Usage: EXEC ElaboratedData '2000-01-01 08:00:00','2000-01-01 08:00:20'
CREATE PROCEDURE [dbo].[ElaboratedData]
#StartDate DATETIME,
#EndDate DATETIME
AS
--if not a valid interval, just quit
IF #EndDate<=#StartDate BEGIN
SELECT 0;
RETURN;
END;
/*
Store the value of 1 second locally, for readability
--*/
DECLARE #OneSecond FLOAT;
SET #OneSecond = (1.00000000/86400.00000000);
/*
create a temp table w/the same structure as the real table.
--*/
CREATE TABLE #SecondIntervals(TSTAMP DATETIME, DATAPT INT);
/*
For each second in the interval, check to see if we have a known value.
If we do, then use that.
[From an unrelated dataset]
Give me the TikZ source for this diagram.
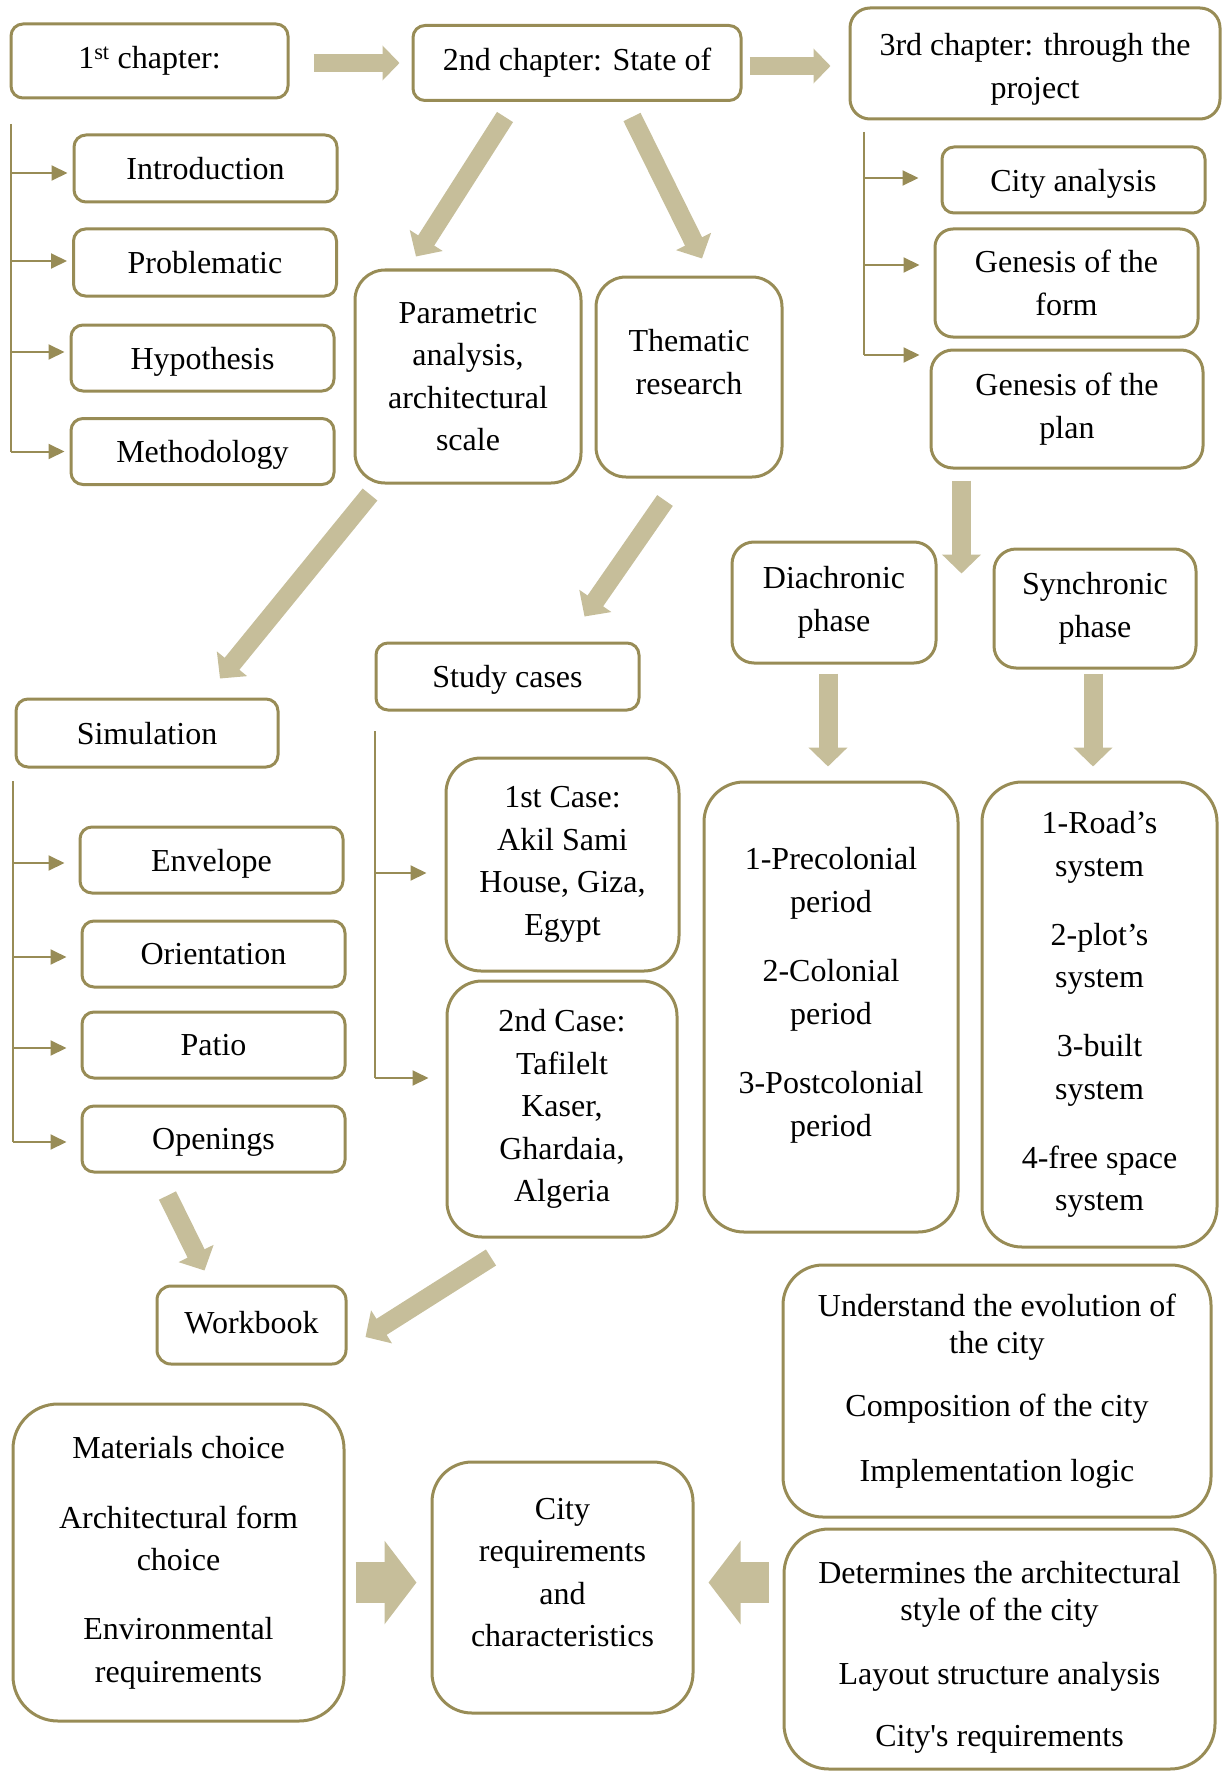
\documentclass[tikz,border=0pt]{standalone}
\usepackage{fontspec}
\setmainfont{Liberation Serif}
\usepackage{tikz}
\usetikzlibrary{arrows.meta,positioning,calc}
\definecolor{boxline}{RGB}{152,140,86}
\definecolor{arrowtan}{RGB}{198,190,154}

\begin{document}
\begin{tikzpicture}[x=1pt,y=-1pt,
	box/.style={draw=boxline,line width=3pt,rounded corners=30pt,align=center,inner sep=0pt,font=\fontsize{32}{42.5}\selectfont},
	tag/.style={box,rounded corners=12pt,text depth=0pt},
	trunk/.style={draw=boxline,line width=2pt},
	feed/.style={draw=boxline,line width=2pt,-{Triangle[length=16pt,width=15pt]}},
	chaparrow/.style={draw=arrowtan,line width=17.5pt,-{Triangle[length=17pt,width=34pt]}},
	bigarrow/.style={draw=arrowtan,line width=19pt,-{Triangle[length=19pt,width=38pt]}},
	blockarrow/.style={draw=arrowtan,line width=41pt,-{Triangle[length=32pt,width=82pt]}}]
	\useasboundingbox (0,0) rectangle (1222,1771);

	% chapters
	\node[box,rounded corners=12pt,minimum width=277pt,minimum height=74pt] (chap1) at (149.5,61) {1\textsuperscript{st} chapter:};
	\node[box,rounded corners=12pt,minimum width=328pt,minimum height=75pt] (chap2) at (577,63) {2nd chapter: State of};
	\node[box,rounded corners=20pt,minimum width=370pt,minimum height=111pt,text depth=0pt,text height=69.5pt] (chap3) at (1035,63.5) {3rd chapter: through the\\project};
	\draw[chaparrow] ($(chap1.east)+(24,2)$) -- ($(chap2.west)+(-12,0)$);
	\draw[chaparrow] ($(chap2.east)+(7,3)$) -- ($(chap3.west)+(-18,2.5)$);

	% first chapter
	\node[tag,minimum width=263pt,minimum height=67pt] (intro) at (205.5,168.5) {Introduction};
	\node[tag,minimum width=263pt,minimum height=67pt] (prob) at (205,262.5) {Problematic};
	\node[tag,minimum width=263pt,minimum height=66pt] (hyp) at (202.5,358) {Hypothesis};
	\node[tag,minimum width=263pt,minimum height=66pt] (meth) at (202.5,451.5) {Methodology};
	\coordinate (trunkA) at (11,124);
	\draw[trunk] (trunkA) -- (trunkA |- meth.west);
	\foreach \n/\dy in {intro/4.5,prob/-1.5,hyp/-6,meth/0}
		\draw[feed,shorten >=5pt] ($(trunkA |- \n.west)+(0,\dy)$) -- ($(\n.west)+(0,\dy)$);

	% second chapter
	\node[box,minimum width=226pt,minimum height=213pt] (param) at (468,376.5) {Parametric\\analysis,\\architectural\\scale};
	\node[box,minimum width=186pt,minimum height=200pt] (them) at (689,377) {Thematic\\research\\[-12pt]\mbox{}};
	\draw[bigarrow] ($(chap2.south)+(-72,15)$) -- ($(param.north)+(-52,-12)$);
	\draw[bigarrow] ($(chap2.south)+(55,15)$) -- ($(them.north)+(13,-17)$);

	\node[tag,minimum width=262pt,minimum height=68pt] (sim) at (147,733) {Simulation};
	\node[tag,minimum width=263pt,minimum height=67pt] (study) at (507.5,676.5) {Study cases};
	\draw[bigarrow] ($(param.south)+(-98,10)$) -- ($(sim.north)+(73,-19)$);
	\draw[bigarrow] ($(them.south)+(-24,22)$) -- ($(study.north)+(77,-25)$);

	\node[tag,minimum width=263pt,minimum height=66pt] (env) at (211.5,860) {Envelope};
	\node[tag,minimum width=263pt,minimum height=66pt] (ori) at (213.5,954) {Orientation};
	\node[tag,minimum width=263pt,minimum height=66pt] (patio) at (213.5,1045) {Patio};
	\node[tag,minimum width=263pt,minimum height=66pt] (open) at (213.5,1139) {Openings};
	\coordinate (trunkD) at (13,781);
	\draw[trunk] (trunkD) -- ($(trunkD |- open.west)+(0,3)$);
	\foreach \n in {env,ori,patio,open}
		\draw[feed,shorten >=14pt] ($(trunkD |- \n.west)+(0,3)$) -- ($(\n.west)+(0,3)$);

	\node[box,rounded corners=35pt,minimum width=233pt,minimum height=213pt] (case1) at (562.5,864.5) {1st Case:\\Akil Sami\\House, Giza,\\Egypt};
	\node[box,rounded corners=35pt,minimum width=230pt,minimum height=256pt] (case2) at (562,1109) {2nd Case:\\Tafilelt\\Kaser,\\Ghardaia,\\Algeria};
	\coordinate (trunkS) at (375,731);
	\draw[trunk] (trunkS) -- ($(trunkS |- case2.west)+(0,-31)$);
	\foreach \n/\dy/\s in {case1/8.5/18,case2/-31/17}
		\draw[feed,shorten >=\s pt] ($(trunkS |- \n.west)+(0,\dy)$) -- ($(\n.west)+(0,\dy)$);

	\node[tag,rounded corners=14pt,minimum width=189pt,minimum height=78pt,text depth=6pt] (work) at (251.5,1325) {Workbook};
	\draw[bigarrow] ($(open.south)+(-46,22)$) -- ($(work.north)+(-47,-14)$);
	\draw[bigarrow] ($(case2.south)+(-71,19)$) -- ($(work.east)+(18,12)$);

	% third chapter
	\node[tag,minimum width=263pt,minimum height=66pt] (city) at (1073.5,180) {City analysis};
	\node[box,rounded corners=18pt,minimum width=263pt,minimum height=108pt] (form) at (1066.5,283) {Genesis of the\\form};
	\node[box,rounded corners=22pt,minimum width=272pt,minimum height=118pt] (plan) at (1067,409) {Genesis of the\\plan};
	\coordinate (trunkC) at (864,132);
	\draw[trunk] (trunkC) -- ($(trunkC |- plan.west)+(0,-54)$);
	\foreach \n/\dy/\s in {city/-2/22,form/-18/14,plan/-54/10}
		\draw[feed,shorten >=\s pt] ($(trunkC |- \n.west)+(0,\dy)$) -- ($(\n.west)+(0,\dy)$);

	\node[box,rounded corners=22pt,minimum width=204pt,minimum height=121pt] (dia) at (834,602.5) {Diachronic\\phase};
	\node[box,rounded corners=22pt,minimum width=202pt,minimum height=119pt] (syn) at (1095,608.5) {Synchronic\\phase};
	\draw[bigarrow] ($(plan.south)+(-105.5,11)$) -- ($(plan.south)+(-105.5,104)$);

	\node[box,rounded corners=40pt,minimum width=254pt,minimum height=450pt] (period) at (831,1007) {1-Precolonial\\period\\[27pt]2-Colonial\\period\\[27pt]3-Postcolonial\\period\\[-12pt]\mbox{}};
	\node[box,rounded corners=40pt,minimum width=235pt,minimum height=465pt] (road) at (1099.5,1014.5) {1-Road’s\\system\\[26.5pt]2-plot’s\\system\\[26.5pt]3-built\\system\\[26.5pt]4-free space\\system};
	\draw[bigarrow] ($(dia.south)+(-6,9)$) -- ($(period.north)+(-3,-14)$);
	\draw[bigarrow] ($(syn.south)+(-2,4)$) -- ($(road.north)+(-6.5,-14)$);

	% synthesis
	\node[box,rounded corners=45pt,minimum width=331pt,minimum height=317pt] (mat) at (178.5,1562.5) {Materials choice\\[27.5pt]Architectural form\\choice\\[26.5pt]Environmental\\requirements};
	\node[box,rounded corners=40pt,minimum width=261pt,minimum height=251pt] (creq) at (562.5,1587.5) {City\\requirements\\and\\characteristics\\[-12pt]\mbox{}};
	\node[box,rounded corners=40pt,minimum width=428pt,minimum height=252pt,font=\fontsize{32}{37.5}\selectfont] (under) at (997,1391) {Understand the evolution of\\the city\\[25.5pt]Composition of the city\\[27.5pt]Implementation logic};
	\node[box,rounded corners=45pt,minimum width=431pt,minimum height=240pt,font=\fontsize{32}{37.5}\selectfont,text depth=0pt,text height=194pt] (det) at (999.5,1649) {Determines the architectural\\style of the city\\[26pt]Layout structure analysis\\[24.5pt]City\textquotesingle s requirements};
	\draw[blockarrow] ($(mat.east)+(10,20)$) -- ($(creq.west)+(-14,-5)$);
	\draw[blockarrow] ($(det.west)+(-14,-66.5)$) -- ($(creq.east)+(14,-5)$);
\end{tikzpicture}
\end{document}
If not, make one up.
--*/
DECLARE #CurrentSecond DATETIME;
SET #CurrentSecond = #StartDate;
WHILE #CurrentSecond <= #EndDate BEGIN
DECLARE #KnownValue INT;
SELECT #KnownValue=DATAPT
FROM TESTME
WHERE TSTAMP = #CurrentSecond;
IF (0 = ISNULL(#KnownValue,0)) BEGIN
--ok, we have to make up a fake value
DECLARE #MadeUpValue INT;
/*
*******Put whatever logic you want to make up a fake value here
--*/
SET #MadeUpValue = 99;
INSERT INTO #SecondIntervals(
TSTAMP
,DATAPT
)
VALUES(
#CurrentSecond
,#MadeUpValue
);
END; --if we had to make up a value
SET #CurrentSecond = #CurrentSecond + #OneSecond;
END; --while looking thru our values
--finally, return our generated values + real values
SELECT TSTAMP, DATAPT FROM #SecondIntervals
UNION ALL
SELECT TSTAMP, DATAPT FROM TESTME
ORDER BY TSTAMP;
GO
As just an idea, you might want to check out Anthony Mollinaro's SQL Cookbook, chapter 9. He has a recipe, "Filling in Missing Dates" (check out pages 278-281), that discusses primarily what you are trying to do. It requires some sort of sequential handling, either via a helper table or doing the query recursively. While he doesn't have examples for Derby directly, I suspect you could probably adapt them to your problem (particularly the PostgreSQL or MySQL one, it seems somewhat platform agnostic).